Repeat exactly the lines from the start of the material below up to and including the "const li7Err = [50, 80, 85, 110, 100, 130];" line.

[start of DATASET SECTION]

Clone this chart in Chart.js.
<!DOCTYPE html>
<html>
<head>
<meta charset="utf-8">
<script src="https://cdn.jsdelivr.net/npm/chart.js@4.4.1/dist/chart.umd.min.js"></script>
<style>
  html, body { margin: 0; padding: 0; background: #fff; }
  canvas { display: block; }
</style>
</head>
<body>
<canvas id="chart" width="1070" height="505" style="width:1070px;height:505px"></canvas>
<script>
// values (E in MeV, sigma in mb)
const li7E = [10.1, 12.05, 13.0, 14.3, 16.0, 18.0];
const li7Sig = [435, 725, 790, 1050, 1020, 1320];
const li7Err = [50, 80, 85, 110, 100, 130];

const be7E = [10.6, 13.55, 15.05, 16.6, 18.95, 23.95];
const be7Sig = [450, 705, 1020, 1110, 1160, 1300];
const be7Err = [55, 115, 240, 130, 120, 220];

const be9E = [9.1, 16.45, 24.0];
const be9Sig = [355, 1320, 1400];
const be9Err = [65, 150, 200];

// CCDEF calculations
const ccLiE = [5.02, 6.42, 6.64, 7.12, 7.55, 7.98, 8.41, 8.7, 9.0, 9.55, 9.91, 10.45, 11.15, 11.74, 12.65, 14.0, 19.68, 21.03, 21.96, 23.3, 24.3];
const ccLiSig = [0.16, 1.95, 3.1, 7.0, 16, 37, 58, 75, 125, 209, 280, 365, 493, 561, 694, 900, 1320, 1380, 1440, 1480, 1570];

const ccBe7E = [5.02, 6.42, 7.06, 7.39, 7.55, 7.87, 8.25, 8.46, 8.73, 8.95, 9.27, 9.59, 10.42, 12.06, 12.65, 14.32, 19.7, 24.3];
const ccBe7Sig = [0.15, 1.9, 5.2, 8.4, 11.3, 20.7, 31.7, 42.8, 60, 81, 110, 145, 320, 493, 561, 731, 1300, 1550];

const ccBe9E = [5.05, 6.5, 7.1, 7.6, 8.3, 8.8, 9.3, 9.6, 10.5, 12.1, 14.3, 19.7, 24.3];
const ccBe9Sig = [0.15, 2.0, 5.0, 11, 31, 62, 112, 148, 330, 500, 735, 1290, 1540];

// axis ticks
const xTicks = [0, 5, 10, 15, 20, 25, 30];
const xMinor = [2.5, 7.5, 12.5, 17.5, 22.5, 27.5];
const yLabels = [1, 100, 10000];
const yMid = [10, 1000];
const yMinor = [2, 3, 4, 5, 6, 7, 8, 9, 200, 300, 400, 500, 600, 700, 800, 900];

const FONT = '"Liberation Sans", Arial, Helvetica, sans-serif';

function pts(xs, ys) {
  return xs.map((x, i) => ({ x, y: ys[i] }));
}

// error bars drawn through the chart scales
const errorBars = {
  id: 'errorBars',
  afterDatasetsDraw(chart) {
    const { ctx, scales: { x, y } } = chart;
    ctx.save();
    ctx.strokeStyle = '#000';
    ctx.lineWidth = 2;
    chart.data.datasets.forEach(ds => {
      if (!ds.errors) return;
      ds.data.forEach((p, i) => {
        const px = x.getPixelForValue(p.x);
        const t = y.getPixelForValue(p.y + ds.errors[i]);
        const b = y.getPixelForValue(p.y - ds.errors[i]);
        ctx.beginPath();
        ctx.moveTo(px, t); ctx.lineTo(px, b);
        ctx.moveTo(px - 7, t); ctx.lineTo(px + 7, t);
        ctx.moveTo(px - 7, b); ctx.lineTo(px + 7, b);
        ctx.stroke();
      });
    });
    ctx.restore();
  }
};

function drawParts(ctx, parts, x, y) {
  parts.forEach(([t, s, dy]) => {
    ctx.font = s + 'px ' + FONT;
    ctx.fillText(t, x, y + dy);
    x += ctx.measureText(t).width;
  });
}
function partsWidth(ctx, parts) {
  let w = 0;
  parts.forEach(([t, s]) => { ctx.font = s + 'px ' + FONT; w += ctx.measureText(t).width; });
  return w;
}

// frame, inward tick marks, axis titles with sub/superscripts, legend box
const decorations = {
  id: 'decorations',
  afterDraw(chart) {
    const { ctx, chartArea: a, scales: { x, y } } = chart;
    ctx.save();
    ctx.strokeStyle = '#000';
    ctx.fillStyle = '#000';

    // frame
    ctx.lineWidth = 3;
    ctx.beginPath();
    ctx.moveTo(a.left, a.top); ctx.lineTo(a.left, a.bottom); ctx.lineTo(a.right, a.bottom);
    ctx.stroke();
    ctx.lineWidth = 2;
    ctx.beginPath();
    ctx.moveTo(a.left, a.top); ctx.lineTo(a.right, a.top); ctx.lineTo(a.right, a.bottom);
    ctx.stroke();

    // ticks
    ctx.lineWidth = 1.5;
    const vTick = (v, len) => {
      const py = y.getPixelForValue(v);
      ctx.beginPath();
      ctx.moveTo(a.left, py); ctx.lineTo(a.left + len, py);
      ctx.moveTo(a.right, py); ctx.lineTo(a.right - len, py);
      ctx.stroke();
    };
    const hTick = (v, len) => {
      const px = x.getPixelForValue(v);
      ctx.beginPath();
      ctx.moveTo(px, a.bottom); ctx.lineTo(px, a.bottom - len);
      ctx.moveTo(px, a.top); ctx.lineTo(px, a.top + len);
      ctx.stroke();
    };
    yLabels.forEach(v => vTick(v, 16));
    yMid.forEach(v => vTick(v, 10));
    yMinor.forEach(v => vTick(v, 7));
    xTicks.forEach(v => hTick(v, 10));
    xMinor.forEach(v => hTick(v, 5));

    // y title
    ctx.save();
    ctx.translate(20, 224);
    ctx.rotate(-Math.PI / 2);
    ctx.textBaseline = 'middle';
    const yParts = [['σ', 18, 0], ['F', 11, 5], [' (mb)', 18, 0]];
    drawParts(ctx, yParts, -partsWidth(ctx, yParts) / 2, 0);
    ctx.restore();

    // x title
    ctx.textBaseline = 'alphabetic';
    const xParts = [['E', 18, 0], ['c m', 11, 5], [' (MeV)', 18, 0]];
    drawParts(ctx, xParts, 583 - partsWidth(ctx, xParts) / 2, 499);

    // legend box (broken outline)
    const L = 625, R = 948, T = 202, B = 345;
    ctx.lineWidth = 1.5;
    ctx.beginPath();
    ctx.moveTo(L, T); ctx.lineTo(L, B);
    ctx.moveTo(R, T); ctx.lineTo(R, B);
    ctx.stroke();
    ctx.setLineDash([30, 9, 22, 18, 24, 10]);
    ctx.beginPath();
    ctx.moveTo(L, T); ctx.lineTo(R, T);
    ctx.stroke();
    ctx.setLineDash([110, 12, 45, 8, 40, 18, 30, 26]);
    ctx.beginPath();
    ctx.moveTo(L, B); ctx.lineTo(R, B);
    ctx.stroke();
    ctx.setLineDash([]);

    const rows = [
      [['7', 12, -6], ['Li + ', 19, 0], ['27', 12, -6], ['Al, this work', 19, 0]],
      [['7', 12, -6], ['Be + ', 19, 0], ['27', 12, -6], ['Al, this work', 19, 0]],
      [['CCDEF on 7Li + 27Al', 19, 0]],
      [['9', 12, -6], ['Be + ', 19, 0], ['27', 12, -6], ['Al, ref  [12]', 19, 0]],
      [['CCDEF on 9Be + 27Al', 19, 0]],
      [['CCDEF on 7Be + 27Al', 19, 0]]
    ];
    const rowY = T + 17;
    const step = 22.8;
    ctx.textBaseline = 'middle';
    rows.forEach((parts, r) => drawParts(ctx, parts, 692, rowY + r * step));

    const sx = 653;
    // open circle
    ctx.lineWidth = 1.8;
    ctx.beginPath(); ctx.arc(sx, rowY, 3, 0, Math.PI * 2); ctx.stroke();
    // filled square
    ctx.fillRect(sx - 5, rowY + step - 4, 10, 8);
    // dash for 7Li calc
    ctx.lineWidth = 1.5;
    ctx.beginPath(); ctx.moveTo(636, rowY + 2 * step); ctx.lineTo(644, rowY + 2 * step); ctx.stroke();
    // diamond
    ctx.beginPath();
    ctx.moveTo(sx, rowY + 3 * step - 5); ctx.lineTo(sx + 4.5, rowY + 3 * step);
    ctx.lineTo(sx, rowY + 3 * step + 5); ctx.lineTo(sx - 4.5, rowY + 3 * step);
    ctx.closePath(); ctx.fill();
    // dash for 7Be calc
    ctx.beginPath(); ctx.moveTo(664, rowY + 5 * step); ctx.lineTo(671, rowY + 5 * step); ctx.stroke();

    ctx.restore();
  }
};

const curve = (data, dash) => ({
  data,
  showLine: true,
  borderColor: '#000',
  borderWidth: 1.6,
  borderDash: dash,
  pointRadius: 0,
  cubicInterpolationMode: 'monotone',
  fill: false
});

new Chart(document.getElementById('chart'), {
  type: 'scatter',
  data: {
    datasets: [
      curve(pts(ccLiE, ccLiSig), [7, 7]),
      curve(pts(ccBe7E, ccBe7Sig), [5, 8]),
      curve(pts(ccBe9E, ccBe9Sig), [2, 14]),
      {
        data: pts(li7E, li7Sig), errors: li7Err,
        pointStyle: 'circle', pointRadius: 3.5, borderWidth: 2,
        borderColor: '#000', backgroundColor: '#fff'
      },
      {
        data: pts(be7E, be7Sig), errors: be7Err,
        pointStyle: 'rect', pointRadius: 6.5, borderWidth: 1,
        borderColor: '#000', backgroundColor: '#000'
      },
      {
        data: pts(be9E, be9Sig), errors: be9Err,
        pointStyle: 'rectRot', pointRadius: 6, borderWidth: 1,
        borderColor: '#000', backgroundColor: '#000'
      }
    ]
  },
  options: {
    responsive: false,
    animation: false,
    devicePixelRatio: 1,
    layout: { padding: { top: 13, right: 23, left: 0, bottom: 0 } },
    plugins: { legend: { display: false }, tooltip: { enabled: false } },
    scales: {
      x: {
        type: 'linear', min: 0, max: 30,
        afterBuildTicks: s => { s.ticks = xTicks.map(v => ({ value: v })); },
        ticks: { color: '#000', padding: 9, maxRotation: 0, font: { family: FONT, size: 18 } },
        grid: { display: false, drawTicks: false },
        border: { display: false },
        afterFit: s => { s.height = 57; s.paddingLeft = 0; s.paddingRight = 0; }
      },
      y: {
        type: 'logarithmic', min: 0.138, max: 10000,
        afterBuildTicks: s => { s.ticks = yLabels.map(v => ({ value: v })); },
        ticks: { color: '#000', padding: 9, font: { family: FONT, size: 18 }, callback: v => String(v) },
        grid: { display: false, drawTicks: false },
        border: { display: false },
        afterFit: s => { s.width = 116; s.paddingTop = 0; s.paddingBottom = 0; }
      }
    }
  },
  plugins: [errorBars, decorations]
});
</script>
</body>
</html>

[end of DATASET SECTION]

• SOLUTION TO THIS TASK:
Clone this chart in Chart.js.
<!DOCTYPE html>
<html>
<head>
<meta charset="utf-8">
<script src="https://cdn.jsdelivr.net/npm/chart.js@4.4.1/dist/chart.umd.min.js"></script>
<style>
  html, body { margin: 0; padding: 0; background: #fff; }
  canvas { display: block; }
</style>
</head>
<body>
<canvas id="chart" width="1070" height="505" style="width:1070px;height:505px"></canvas>
<script>
// values (E in MeV, sigma in mb)
const li7E = [10.1, 12.05, 13.0, 14.3, 16.0, 18.0];
const li7Sig = [435, 725, 790, 1050, 1020, 1320];
const li7Err = [50, 80, 85, 110, 100, 130];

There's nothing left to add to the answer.